Lawsuit filed against USC by parents of slain students in jeopardy
A Los Angeles Superior Court judge agreed with USC that legal arguments made in a lawsuit by the parents of two Chinese graduate students slain off campus were insufficient but agreed to let them amend their wrongful death complaint rather than dismissing it.
In a preliminary ruling Tuesday, Judge Michael Johnson agreed with USC that the the plaintiff's theory that the university is responsible for areas beyond the campus is not supported in case law. The parents can amend their complaint, he said.
Ming Qu and Ying Wu, both 23-year-old electrical engineering students from China, were fatally shot April 11 while sitting in Qu's BMW in the 2700 block of Raymond Avenue. Wu was found in the passenger seat; Qu stumbled to the steps of a nearby home and collapsed after an apparent robbery.
Wanzhi Qu and Xiahong Fei, Qu's parents, and Xuyong Wu and Meinan Yin, Wu's parents, filed the lawsuit against USC in a downtown Los Angeles court, seeking unspecific damages for the loss of their children.
The suit alleges that USC "provided no patrolling" in the neighborhood where the shooting occurred and persisted with the "clearly misleading" portrayal of safety even after the shooting.

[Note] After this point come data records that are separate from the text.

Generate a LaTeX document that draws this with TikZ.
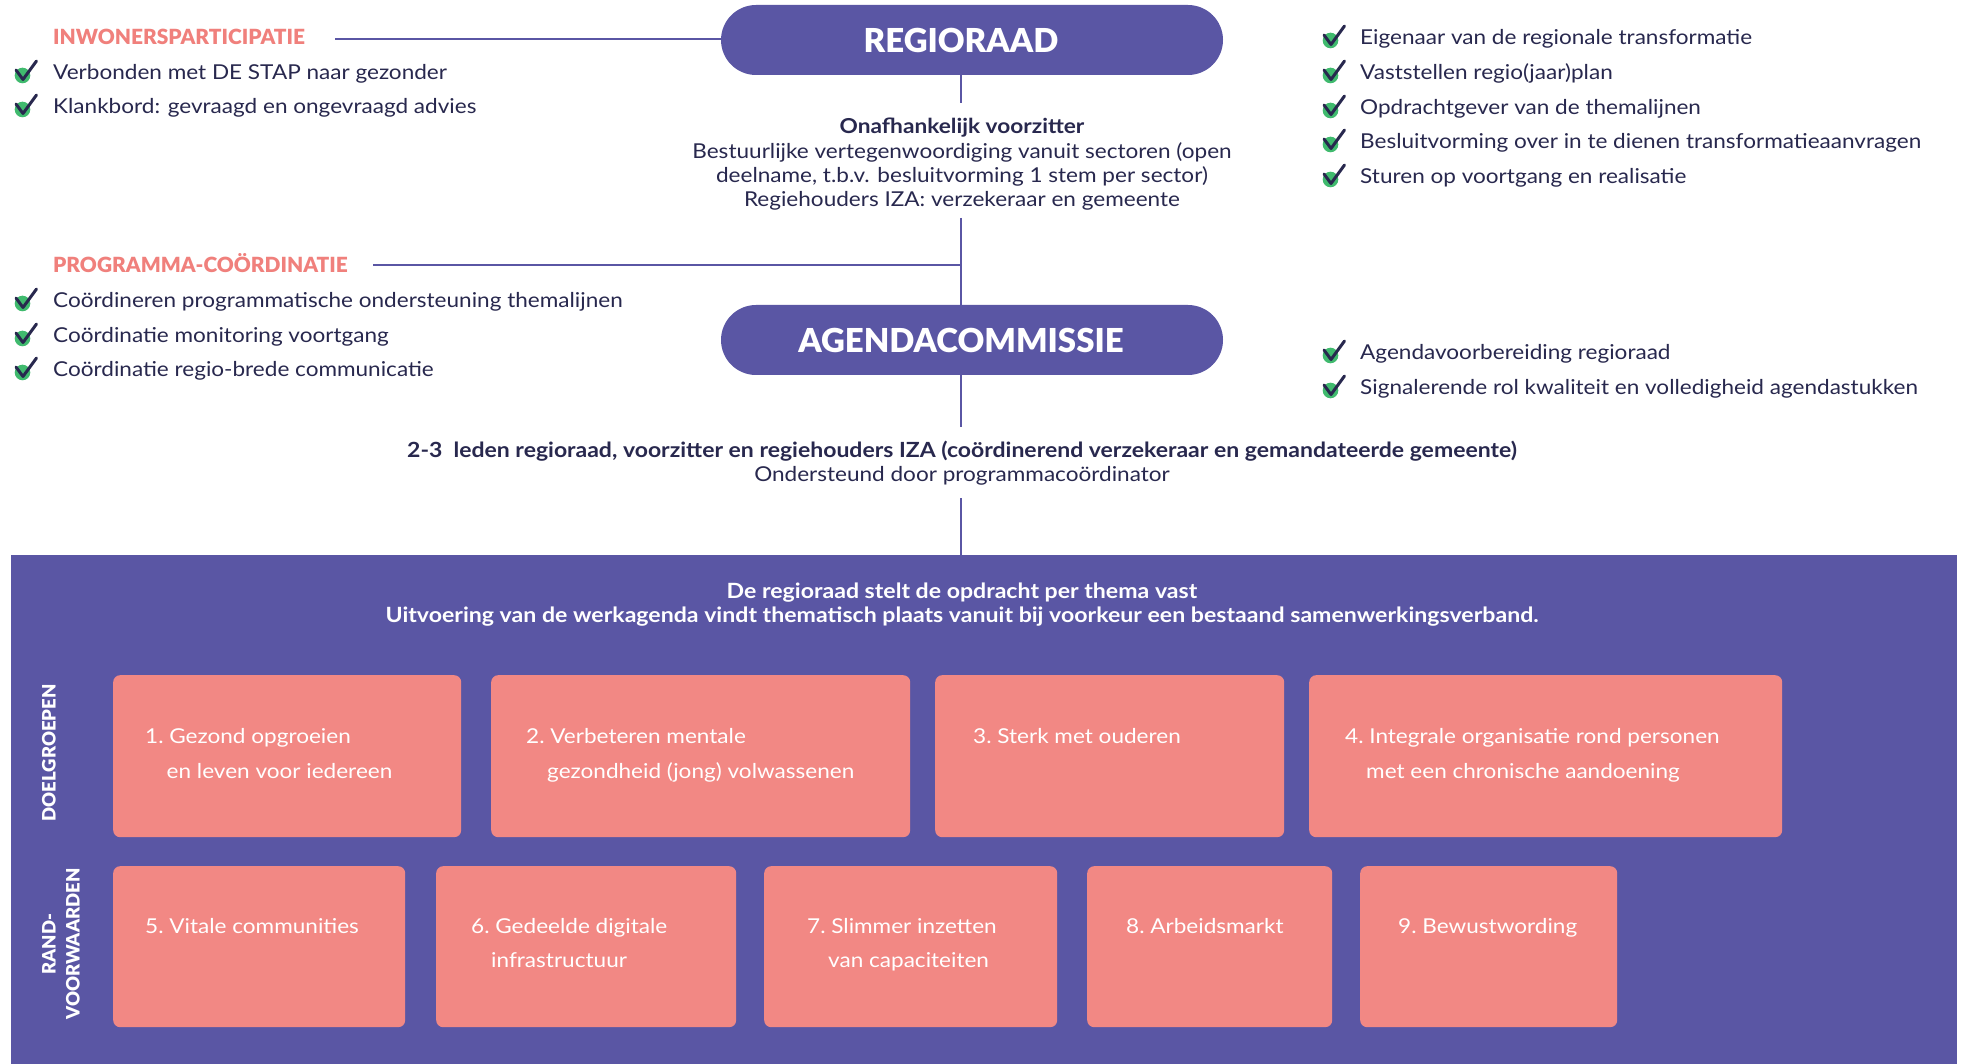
\documentclass[tikz,border=0pt]{standalone}
\usepackage{fontspec}
\setmainfont{Lato}[FakeStretch=1.1]
\newfontfamily\plainfont{Lato}
\newfontfamily\blackfont{Lato Black}
\definecolor{purp}{RGB}{90,86,164}
\definecolor{salm}{RGB}{242,136,132}
\definecolor{salmtxt}{RGB}{240,128,124}
\definecolor{navy}{RGB}{40,40,78}
\definecolor{chkgreen}{RGB}{64,186,110}
\newcommand\chkicon[2]{%
  \fill[chkgreen] (#1,#2-4.5) circle (7.8pt);
  \draw[navy, line width=3pt, line cap=round, line join=round] (#1-6.5,#2-10) -- (#1+0.5,#2-0.5) -- (#1+14,#2-19);
}
\begin{document}
\begin{tikzpicture}[x=1pt,y=-1pt,
  pill/.style={fill=purp, rounded corners=35pt, minimum width=502pt, minimum height=70pt, inner sep=0pt},
  pilltxt/.style={inner sep=0pt, text=white, font=\blackfont\fontsize{33}{40}\selectfont},
  conn/.style={draw=purp, line width=2.6pt},
  head/.style={anchor=base west, inner sep=0pt, text=salmtxt, font=\blackfont\fontsize{20.9}{24}\selectfont},
  item/.style={anchor=base west, inner sep=0pt, text=navy, font=\fontsize{20.5}{24}\selectfont},
  ctr/.style={anchor=base, inner sep=0pt, text=navy, font=\fontsize{20.5}{24}\selectfont},
  ctrb/.style={ctr, font=\fontsize{20.6}{24}\selectfont\bfseries},
  wh/.style={anchor=base, inner sep=0pt, text=white, font=\fontsize{21}{24}\selectfont\bfseries},
  tbox/.style={fill=salm, rounded corners=7pt, anchor=north west, inner sep=0pt},
  btxt/.style={anchor=base west, inner sep=0pt, text=white, font=\fontsize{20.5}{24}\selectfont},
  side/.style={rotate=90, inner sep=0pt, text=white, align=center, font=\blackfont\fontsize{18.5}{24}\selectfont}
]
\useasboundingbox (0,0) rectangle (1966,1064);
\fill[white] (0,0) rectangle (1966,1064);

% --- pills
\node[pill] (regio) at (972,40) {};
\node[pilltxt] (regioT) at (961,40) {REGIORAAD};
\node[pill] (agenda) at (972,340) {};
\node[pilltxt] (agendaT) at (961,340) {AGENDACOMMISSIE};

% --- connector coordinates
\coordinate (c1) at (961,103);
\coordinate (c2) at (961,218);
\coordinate (c3) at (961,427);
\coordinate (c4) at (961,498);
\coordinate (inwEnd) at (335,39);
\coordinate (progEnd) at (373,265);
\coordinate (progJ) at (961,265);

% --- purple panel
\fill[purp] (11,555) coordinate (panelTL) rectangle (1957,1064);
\coordinate (panelTop) at (961,555);

\draw[conn] (regio.south -| c1) -- (c1);
\draw[conn] (c2) -- (agenda.north -| c2);
\draw[conn] (agenda.south -| c3) -- (c3);
\draw[conn] (c4) -- (panelTop);
\draw[conn] (inwEnd) -- (regio.west |- inwEnd);
\draw[conn] (progEnd) -- (progJ);

% --- left lists
\node[head] (inw) at (53,45) {INWONERSPARTICIPATIE};
\chkicon{22.5}{80}
\node[item] (l1) at (53,80) {Verbonden met DE STAP naar gezonder};
\chkicon{22.5}{114}
\node[item] (l2) at (53,114) {Klankbord: gevraagd en ongevraagd advies};

\node[head] (prog) at (53,273) {PROGRAMMA-COÖRDINATIE};
\chkicon{22.5}{308}
\node[item] (l3) at (53,308) {Coördineren programmatische ondersteuning themalijnen};
\chkicon{22.5}{343}
\node[item] (l4) at (53,343) {Coördinatie monitoring voortgang};
\chkicon{22.5}{377}
\node[item] (l5) at (53,377) {Coördinatie regio-brede communicatie};

% --- right lists
\chkicon{1330.5}{45}
\node[item] (r1) at (1360,45) {Eigenaar van de regionale transformatie};
\chkicon{1330.5}{80}
\node[item] (r2) at (1360,80) {Vaststellen regio(jaar)plan};
\chkicon{1330.5}{115}
\node[item] (r3) at (1360,115) {Opdrachtgever van de themalijnen};
\chkicon{1330.5}{149}
\node[item] (r4) at (1360,149) {Besluitvorming over in te dienen transformatieaanvragen};
\chkicon{1330.5}{184}
\node[item] (r5) at (1360,184) {Sturen op voortgang en realisatie};
\chkicon{1330.5}{360}
\node[item] (r6) at (1360,360) {Agendavoorbereiding regioraad};
\chkicon{1330.5}{395}
\node[item] (r7) at (1360,395) {Signalerende rol kwaliteit en volledigheid agendastukken};

% --- centre texts
\node[ctrb] (t1) at (962,134) {Onafhankelijk voorzitter};
\node[ctr] (t2) at (962,159) {Bestuurlijke vertegenwoordiging vanuit sectoren (open};
\node[ctr] (t3) at (962,183) {deelname, t.b.v. besluitvorming 1 stem per sector)};
\node[ctr] (t4) at (962,207) {Regiehouders IZA: verzekeraar en gemeente};
\node[ctrb, font=\fontsize{20.9}{24}\selectfont\bfseries] (t5) at (962,457) {2-3\ \ leden regioraad, voorzitter en regiehouders IZA (coördinerend verzekeraar en gemandateerde gemeente)};
\node[ctr] (t6) at (962,482) {Ondersteund door programmacoördinator};

% --- panel header
\node[wh] (h1) at (962,598) {De regioraad stelt de opdracht per thema vast};
\node[wh] (h2) at (962,622) {Uitvoering van de werkagenda vindt thematisch plaats vanuit bij voorkeur een bestaand samenwerkingsverband.};

% --- side labels
\node[side] (doel) at (49,753) {DOELGROEPEN};
\node[side] (rand) at (61,944) {RAND-\\VOORWAARDEN};

% --- theme boxes row 1
\node[tbox, minimum width=348pt, minimum height=162pt] (b1) at (113,675) {};
\node[tbox, minimum width=419pt, minimum height=162pt] (b2) at (491,675) {};
\node[tbox, minimum width=349pt, minimum height=162pt] (b3) at (935,675) {};
\node[tbox, minimum width=473pt, minimum height=162pt] (b4) at (1309,675) {};
% row 2
\node[tbox, minimum width=292pt, minimum height=161pt] (b5) at (113,866) {};
\node[tbox, minimum width=300pt, minimum height=161pt] (b6) at (436,866) {};
\node[tbox, minimum width=293pt, minimum height=161pt] (b7) at (764,866) {};
\node[tbox, minimum width=245pt, minimum height=161pt] (b8) at (1087,866) {};
\node[tbox, minimum width=257pt, minimum height=161pt] (b9) at (1360,866) {};

\node[btxt] (b1a) at (145,743) {1.~Gezond opgroeien};
\node[btxt] (b1b) at (166.5,778) {en leven voor iedereen};
\node[btxt] (b2a) at (526,743) {2.~Verbeteren mentale};
\node[btxt] (b2b) at (547,778) {gezondheid (jong) volwassenen};
\node[btxt] (b3a) at (973,743) {3.~Sterk met ouderen};
\node[btxt] (b4a) at (1345,743) {4.~Integrale organisatie rond personen};
\node[btxt] (b4b) at (1366,778) {met een chronische aandoening};
\node[btxt] (b5a) at (145,933) {5.~Vitale communities};
\node[btxt] (b6a) at (471,933) {6.~Gedeelde digitale};
\node[btxt] (b6b) at (491,967) {infrastructuur};
\node[btxt] (b7a) at (807,933) {7.~Slimmer inzetten};
\node[btxt] (b7b) at (828,967) {van capaciteiten};
\node[btxt] (b8a) at (1126,933) {8.~Arbeidsmarkt};
\node[btxt] (b9a) at (1398,933) {9.~Bewustwording};
\end{tikzpicture}
\end{document}
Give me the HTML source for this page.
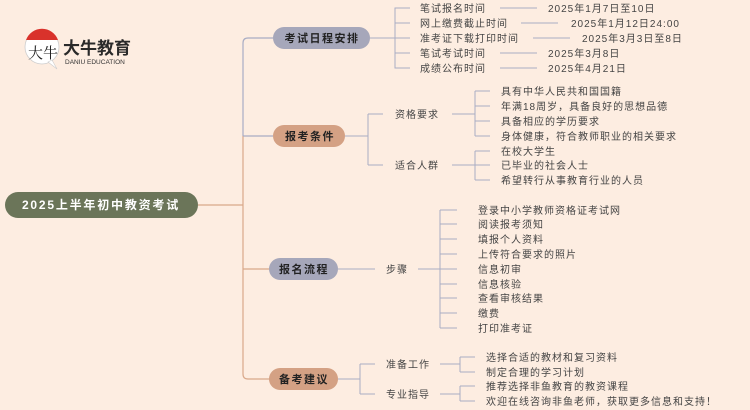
<!DOCTYPE html>
<html><head><meta charset="utf-8"><style>
body{margin:0;background:#fdede1;}
svg{display:block;font-family:"Liberation Sans","Noto Sans CJK SC",sans-serif;}
.t{font-size:10px;fill:#444;letter-spacing:1px;}
.n{font-size:11px;font-weight:bold;fill:#222;letter-spacing:1.5px;}
</style></head><body>
<svg width="750" height="410" viewBox="0 0 750 410">
<rect width="750" height="410" fill="#fdede1"/>
<!-- logo -->
<circle cx="42" cy="47" r="17" fill="#fff" stroke="#ccc" stroke-width="0.8"/>
<path d="M26 40 A17 17 0 0 1 58 40 Z" fill="#d9322b"/>
<path d="M48 62 L57 69 L52 60 Z" fill="#fff" stroke="#ccc" stroke-width="0.6"/>
<text x="28" y="58" font-size="15" font-family="Noto Serif CJK SC,serif" fill="#222">大牛</text>
<text x="63" y="54" font-size="17" font-weight="bold" fill="#2a2a2a">大牛教育</text>
<text x="65" y="64" font-size="6.5" fill="#333">DANIU EDUCATION</text>

<g fill="none" stroke-width="1.2">
<path d="M198 205 H243 M243 205 V136" stroke="#d9a88a"/>
<path d="M243 136 V43 Q243 38 248 38 H273" stroke="#a9adc4"/>
<path d="M243 136 H273" stroke="#a9adc4"/>
<path d="M243 205 V374 Q243 379 248 379 H269 M243 269 H269" stroke="#d9a88a"/>
</g>
<g fill="none" stroke="#a9adc4" stroke-width="1">
<path d="M370 38 H395 M400 8 H395 V68 H400 M395 23 H410 M395 38 H410 M395 53 H410 M395 8 H410 M395 68 H410"/>
<path d="M500 8 H537 M521 23 H558 M533 38 H570 M500 53 H537 M500 68 H537"/>
<path d="M345 136 H368 M368 114 V165 M368 114 H383 M368 165 H383"/>
<path d="M452 114 H475 M475 91 V136 M475 91 H490 M475 106 H490 M475 121 H490 M475 136 H490"/>
<path d="M452 165 H475 M475 151 V180 M475 151 H490 M475 165 H490 M475 180 H490"/>
<path d="M338 269 H375 M418 269 H440 M440 210 V328"/>
<path d="M440 210 H457 M440 224 H457 M440 239 H457 M440 254 H457 M440 269 H457 M440 284 H457 M440 298 H457 M440 313 H457 M440 328 H457"/>
<path d="M338 379 H360 M360 364 V394 M360 364 H375 M360 394 H375"/>
<path d="M440 364 H460 M460 357 V372 M460 357 H475 M460 372 H475"/>
<path d="M440 394 H460 M460 386 V401 M460 386 H475 M460 401 H475"/>
</g>

<rect x="5" y="192" width="193" height="26" rx="13" fill="#6b7559"/>
<text x="101" y="209" text-anchor="middle" font-size="12" font-weight="bold" fill="#fff" letter-spacing="1.8">2025上半年初中教资考试</text>

<rect x="273" y="27" width="97" height="22" rx="11" fill="#a6a7ba"/>
<text x="322" y="42" text-anchor="middle" class="n">考试日程安排</text>
<rect x="273" y="125" width="72" height="22" rx="11" fill="#d4a184"/>
<text x="310" y="140" text-anchor="middle" class="n">报考条件</text>
<rect x="269" y="258" width="69" height="22" rx="11" fill="#a6a7ba"/>
<text x="304" y="273" text-anchor="middle" class="n">报名流程</text>
<rect x="269" y="368" width="69" height="22" rx="11" fill="#d4a184"/>
<text x="304" y="383" text-anchor="middle" class="n">备考建议</text>

<g>
<text x="420" y="12" class="t">笔试报名时间</text>
<text x="420" y="27" class="t">网上缴费截止时间</text>
<text x="420" y="42" class="t">准考证下载打印时间</text>
<text x="420" y="57" class="t">笔试考试时间</text>
<text x="420" y="72" class="t">成绩公布时间</text>
<text x="548" y="12" class="t">2025年1月7日至10日</text>
<text x="571" y="27" class="t">2025年1月12日24:00</text>
<text x="582" y="42" class="t">2025年3月3日至8日</text>
<text x="548" y="57" class="t">2025年3月8日</text>
<text x="548" y="72" class="t">2025年4月21日</text>

<text x="395" y="118" class="t">资格要求</text>
<text x="395" y="169" class="t">适合人群</text>
<text x="501" y="95" class="t">具有中华人民共和国国籍</text>
<text x="501" y="110" class="t">年满18周岁，具备良好的思想品德</text>
<text x="501" y="125" class="t">具备相应的学历要求</text>
<text x="501" y="140" class="t">身体健康，符合教师职业的相关要求</text>
<text x="501" y="155" class="t">在校大学生</text>
<text x="501" y="169" class="t">已毕业的社会人士</text>
<text x="501" y="184" class="t">希望转行从事教育行业的人员</text>

<text x="386" y="273" class="t">步骤</text>
<text x="478" y="214" class="t">登录中小学教师资格证考试网</text>
<text x="478" y="228" class="t">阅读报考须知</text>
<text x="478" y="243" class="t">填报个人资料</text>
<text x="478" y="258" class="t">上传符合要求的照片</text>
<text x="478" y="273" class="t">信息初审</text>
<text x="478" y="288" class="t">信息核验</text>
<text x="478" y="302" class="t">查看审核结果</text>
<text x="478" y="317" class="t">缴费</text>
<text x="478" y="332" class="t">打印准考证</text>

<text x="386" y="368" class="t">准备工作</text>
<text x="386" y="398" class="t">专业指导</text>
<text x="486" y="361" class="t">选择合适的教材和复习资料</text>
<text x="486" y="376" class="t">制定合理的学习计划</text>
<text x="486" y="390" class="t">推荐选择非鱼教育的教资课程</text>
<text x="486" y="405" class="t">欢迎在线咨询非鱼老师，获取更多信息和支持！</text>
</g>
</svg>
</body></html>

"The judge sustained our demurrer," said Debra Wong Yang, who represents USC.
Yang said the judge agreed with the argument that the parents have not shown any evidence the university is responsible for off-campus crimes committed by people with no connection to the school.The parents' attorney, Alan Burton Newman, has 20 days to amend the complaint.
Bryan Barnes and Javier Bolden, both 20 of South Los Angeles, have been charged with the killings during the commission of a robbery.